Deep pocketed car companies that want to continue to sell gas guzzlers and other old fashioned anti-American fuel powered vehicles in sunny California (along the other States committed to follow the California requirement) can do so without ever concerning themselves with a move to sustainable domestic fuel to power their products.

EV makers will be able to price their offerings low enough so as to actually sell them and make their profit from selling their earned and unneeded ZEV credits (like GM made $ billions from 1921-1974 not from selling cars profitably but from royalities generated from ownership of leaded gasoline), so the non ZEV car makers can continue selling in California and keep the old fashioned gasoline status quo …this has gotta make OPEC happy. What do you think? msnide@theautochannel.com.

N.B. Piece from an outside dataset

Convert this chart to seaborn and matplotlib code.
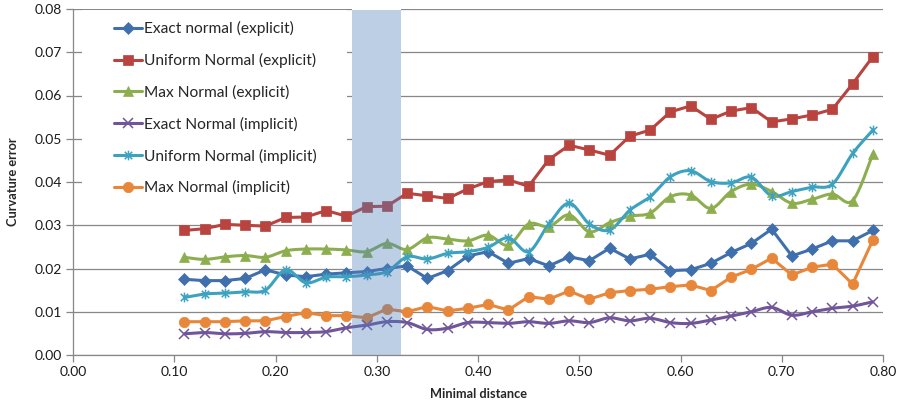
import numpy as np
import pandas as pd
import matplotlib
matplotlib.use("Agg")
import matplotlib.pyplot as plt
from matplotlib.lines import Line2D
from matplotlib.patches import Rectangle
from matplotlib.path import Path
import seaborn as sns

# Minimal distance samples
min_distance = [0.11, 0.13, 0.15, 0.17, 0.19, 0.21, 0.23, 0.25, 0.27, 0.29,
                0.31, 0.33, 0.35, 0.37, 0.39, 0.41, 0.43, 0.45, 0.47, 0.49,
                0.51, 0.53, 0.55, 0.57, 0.59, 0.61, 0.63, 0.65, 0.67, 0.69,
                0.71, 0.73, 0.75, 0.77, 0.79]

exact_explicit = [0.0175, 0.0172, 0.0172, 0.0177, 0.0197, 0.0185, 0.0181, 0.0187, 0.0190, 0.0193,
                  0.0200, 0.0206, 0.0177, 0.0195, 0.0229, 0.0239, 0.0212, 0.0223, 0.0206, 0.0227,
                  0.0218, 0.0247, 0.0222, 0.0233, 0.0195, 0.0197, 0.0212, 0.0237, 0.0258, 0.0291,
                  0.0229, 0.0245, 0.0264, 0.0264, 0.0288]

uniform_explicit = [0.0288, 0.0292, 0.0302, 0.0300, 0.0298, 0.0318, 0.0319, 0.0334, 0.0321, 0.0343,
                    0.0344, 0.0374, 0.0368, 0.0362, 0.0384, 0.0401, 0.0405, 0.0390, 0.0452, 0.0485,
                    0.0474, 0.0462, 0.0506, 0.0520, 0.0562, 0.0576, 0.0545, 0.0564, 0.0572, 0.0539,
                    0.0546, 0.0555, 0.0568, 0.0627, 0.0690]

max_explicit = [0.0226, 0.0221, 0.0227, 0.0230, 0.0226, 0.0241, 0.0245, 0.0245, 0.0243, 0.0239,
                0.0258, 0.0244, 0.0271, 0.0268, 0.0264, 0.0277, 0.0254, 0.0303, 0.0297, 0.0324,
                0.0285, 0.0306, 0.0321, 0.0328, 0.0366, 0.0370, 0.0339, 0.0378, 0.0395, 0.0378,
                0.0351, 0.0360, 0.0372, 0.0357, 0.0465]

exact_implicit = [0.0049, 0.0052, 0.0049, 0.0050, 0.0054, 0.0052, 0.0052, 0.0054, 0.0063, 0.0069,
                  0.0077, 0.0075, 0.0059, 0.0062, 0.0075, 0.0075, 0.0073, 0.0077, 0.0073, 0.0079,
                  0.0075, 0.0086, 0.0079, 0.0085, 0.0075, 0.0073, 0.0081, 0.0090, 0.0100, 0.0110,
                  0.0092, 0.0100, 0.0108, 0.0113, 0.0123]

uniform_implicit = [0.0133, 0.0141, 0.0143, 0.0146, 0.0150, 0.0197, 0.0167, 0.0180, 0.0181, 0.0185,
                    0.0193, 0.0227, 0.0222, 0.0235, 0.0239, 0.0249, 0.0271, 0.0239, 0.0303, 0.0351,
                    0.0303, 0.0289, 0.0335, 0.0366, 0.0412, 0.0426, 0.0401, 0.0398, 0.0411, 0.0368,
                    0.0378, 0.0388, 0.0395, 0.0466, 0.0520]

max_implicit = [0.0077, 0.0077, 0.0077, 0.0079, 0.0079, 0.0089, 0.0098, 0.0091, 0.0091, 0.0086,
                0.0106, 0.0100, 0.0112, 0.0102, 0.0108, 0.0117, 0.0104, 0.0135, 0.0129, 0.0148,
                0.0129, 0.0144, 0.0149, 0.0152, 0.0158, 0.0162, 0.0149, 0.0180, 0.0198, 0.0224,
                0.0185, 0.0203, 0.0210, 0.0164, 0.0266]

series_labels = ["Exact normal (explicit)", "Uniform Normal (explicit)", "Max Normal (explicit)",
                 "Exact Normal (implicit)", "Uniform Normal (implicit)", "Max Normal (implicit)"]

x_ticks = [0.0, 0.1, 0.2, 0.3, 0.4, 0.5, 0.6, 0.7, 0.8]
y_ticks = [0.0, 0.01, 0.02, 0.03, 0.04, 0.05, 0.06, 0.07, 0.08]
highlight_range = [0.2756, 0.3240]

# asterisk-like marker: an X with a vertical bar
star_path = Path([(-1, -1), (1, 1), (-1, 1), (1, -1), (0, -1.3), (0, 1.3)],
                 [Path.MOVETO, Path.LINETO, Path.MOVETO, Path.LINETO, Path.MOVETO, Path.LINETO])

styles = [
    dict(values=exact_explicit, color="#3f70ad", marker="D", ms=6.0, smooth=False),
    dict(values=uniform_explicit, color="#b8433f", marker="s", ms=7.0, smooth=False),
    dict(values=max_explicit, color="#8dae4f", marker="^", ms=7.5, smooth=True),
    dict(values=exact_implicit, color="#70559a", marker="x", ms=6.5, smooth=True),
    dict(values=uniform_implicit, color="#3ca2bf", marker=star_path, ms=7.0, smooth=True),
    dict(values=max_implicit, color="#e8863a", marker="o", ms=7.5, smooth=False),
]


def smooth_curve(xs, ys, n=16):
    """Cubic Bezier curve through the points (Catmull-Rom style tangents)."""
    pts = np.column_stack([xs, ys])
    out = [pts[0]]
    m = len(pts)
    t = np.linspace(0, 1, n + 1)[1:]
    for i in range(m - 1):
        p0 = pts[max(i - 1, 0)]
        p1 = pts[i]
        p2 = pts[i + 1]
        p3 = pts[min(i + 2, m - 1)]
        c1 = p1 + (p2 - p0) / 6.0
        c2 = p2 - (p3 - p1) / 6.0
        seg = ((1 - t) ** 3)[:, None] * p1 + (3 * (1 - t) ** 2 * t)[:, None] * c1 \
            + (3 * (1 - t) * t ** 2)[:, None] * c2 + (t ** 3)[:, None] * p2
        out.extend(seg)
    out = np.array(out)
    return out[:, 0], out[:, 1]


sns.set_theme(style="white")
plt.rcParams["font.family"] = ["Lato", "DejaVu Sans"]

fig = plt.figure(figsize=(8.97, 4.05), dpi=100)
ax = fig.add_axes([73 / 897, 50 / 405, 810 / 897, 346 / 405])

grid_color = "#878787"
ax.set_axisbelow(True)
ax.yaxis.grid(True, color=grid_color, linewidth=0.9, zorder=0.5)
ax.xaxis.grid(False)

lw = 2.2
handles = []
for label, st in zip(series_labels, styles):
    vals = st["values"]
    thin_marker = st["marker"] == "x" or isinstance(st["marker"], Path)
    mk_kw = dict(marker=st["marker"], markersize=st["ms"], color=st["color"],
                 markeredgecolor=st["color"], markerfacecolor=st["color"],
                 markeredgewidth=1.1 if thin_marker else 0.5)
    if st["smooth"]:
        sx, sy = smooth_curve(np.array(min_distance), np.array(vals))
        sns.lineplot(x=sx, y=sy, sort=False, color=st["color"], linewidth=lw, ax=ax,
                     zorder=2, estimator=None)
        sns.lineplot(x=min_distance, y=vals, linestyle="", ax=ax, zorder=3,
                     estimator=None, **mk_kw)
    else:
        sns.lineplot(x=min_distance, y=vals, linewidth=lw, ax=ax, zorder=2,
                     estimator=None, **mk_kw)
    handles.append(Line2D([], [], linewidth=lw, **mk_kw))

# legend area sits on a white panel over the grid
ax.add_patch(Rectangle((9 / 810, 155 / 346), 265 / 810, 190 / 346, transform=ax.transAxes,
                       facecolor="white", edgecolor="none", zorder=1.5))

# highlighted distance band
ax.axvspan(*highlight_range, color="white", zorder=1.5, linewidth=0)
ax.axvspan(*highlight_range, ymin=0, ymax=0.997, color="#4f81bd", alpha=0.38,
           zorder=5, linewidth=0)

leg = ax.legend(handles, series_labels, loc="upper left", bbox_to_anchor=(0.050, 0.965),
                frameon=False, fontsize=11.2, handlelength=1.8, handletextpad=0.13,
                labelspacing=1.08, borderpad=0, borderaxespad=0)

ax.set_xlim(0, 0.8)
ax.set_ylim(0, 0.08)
ax.set_xticks(x_ticks)
ax.set_yticks(y_ticks)
ax.set_xticklabels([f"{v:.2f}" for v in x_ticks])
ax.set_yticklabels([f"{v:.2f}" for v in y_ticks])
ax.tick_params(axis="both", which="major", direction="out", length=5, width=0.9,
               color=grid_color, labelsize=10, labelcolor="#1a1a1a", pad=3,
               left=True, bottom=True)

for side in ("top", "right"):
    ax.spines[side].set_visible(False)
for side in ("left", "bottom"):
    ax.spines[side].set_color(grid_color)
    ax.spines[side].set_linewidth(0.9)

ax.set_xlabel("Minimal distance", fontsize=9.2, fontweight="bold", labelpad=7)
ax.set_ylabel("Curvature error", fontsize=9.2, fontweight="bold", labelpad=11)

fig.savefig("out.png", dpi=100)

Nissan Poised to Sell Green-Vehicle Credits

New May 29, 2012; Bloomberg News reported that a new front is opening in the very slowly emerging market for electric vehicles -- not for selling cars, but for selling earned credits that are required to meet clean-air rules. Starting this year, California had required the biggest automakers to sell increasing numbers of “zero-emission vehicles,” or ZEVs, such as pure-electric, plug-in hybrid and hydrogen-powered autos. But now auto makers will have an option of buying ZEV credits from rivals car makers that exceed their ZEV targets, allowing them to circumvent the California requirement yet still have a legal presence in the world’s largest car market.

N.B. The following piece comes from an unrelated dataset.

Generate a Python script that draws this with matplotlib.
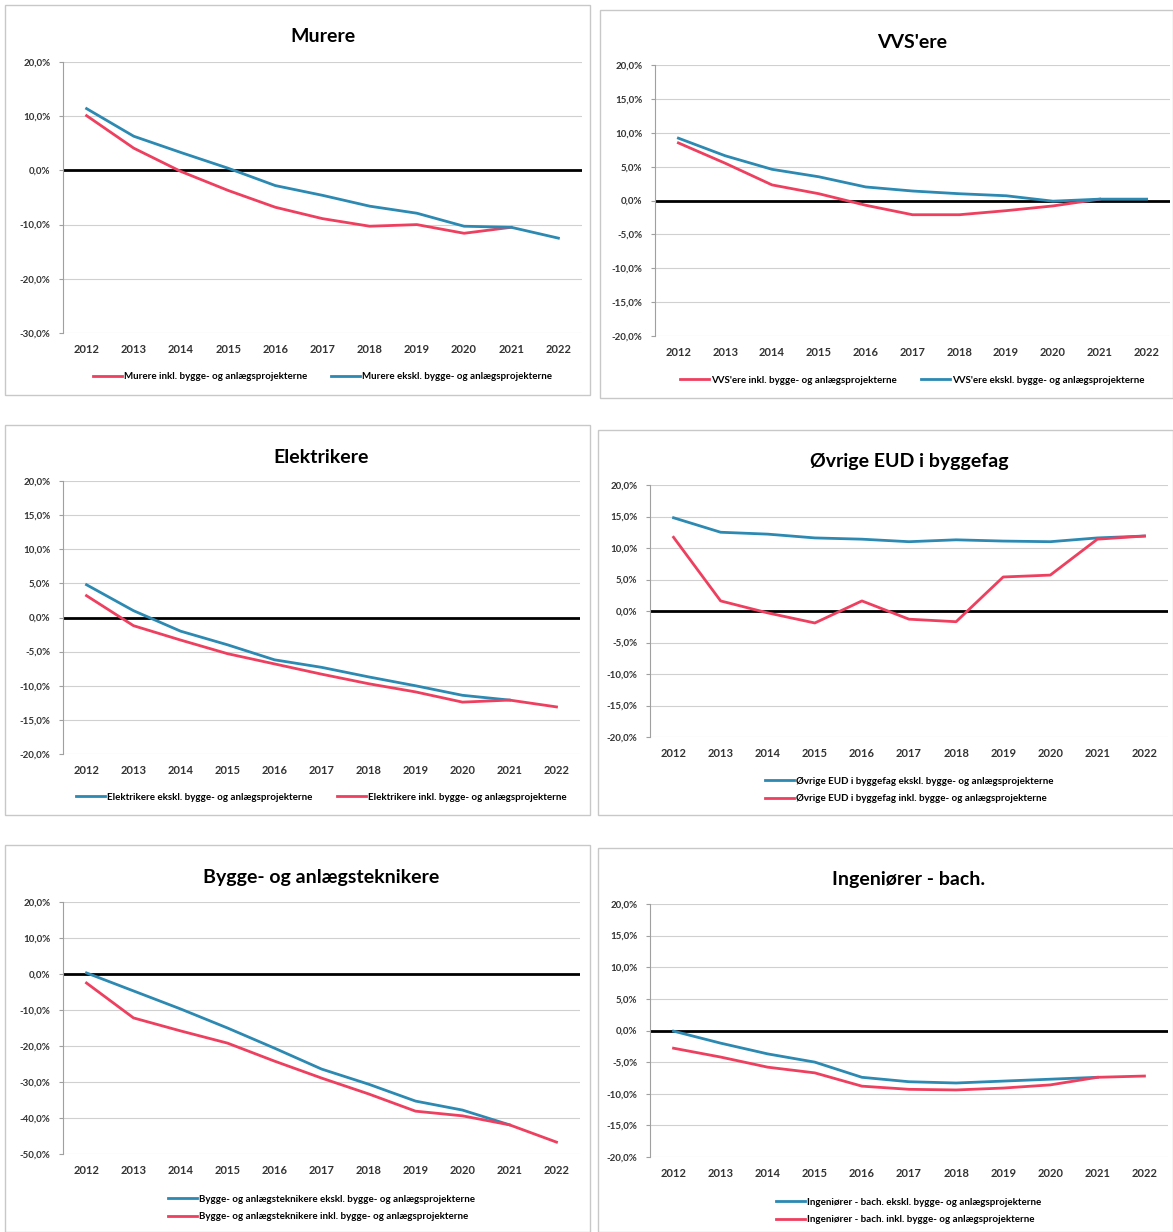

This means that an automaker can sell gas guzzlers and old technology to Californians wanting them bybuying ZEV credits so it won't ever have to take a major investment risk by making and trying to sell so far unprofitable and unwanted EV’s and other ZEV models.

Nissan the maker of the EV Leaf told Bloomberg News that it may sell credits earned from its sales of the car. "We are in a fortunate position of having positive credit, so that's obviously something we are able to look at," Andy Palmer, an executive vice president, said. "We are exploring some plans, but we haven't announced anything yet."

Nissan won't be the first. Tesla Motors has already sold some credits to Honda, which is introducing its own Fit electric car this year. Electric car maker Coda told USA today it may get into the trading game as well (and why not we ask, credits can add a pretty thick layer of profit on top of a startup manufacturer . Ed.).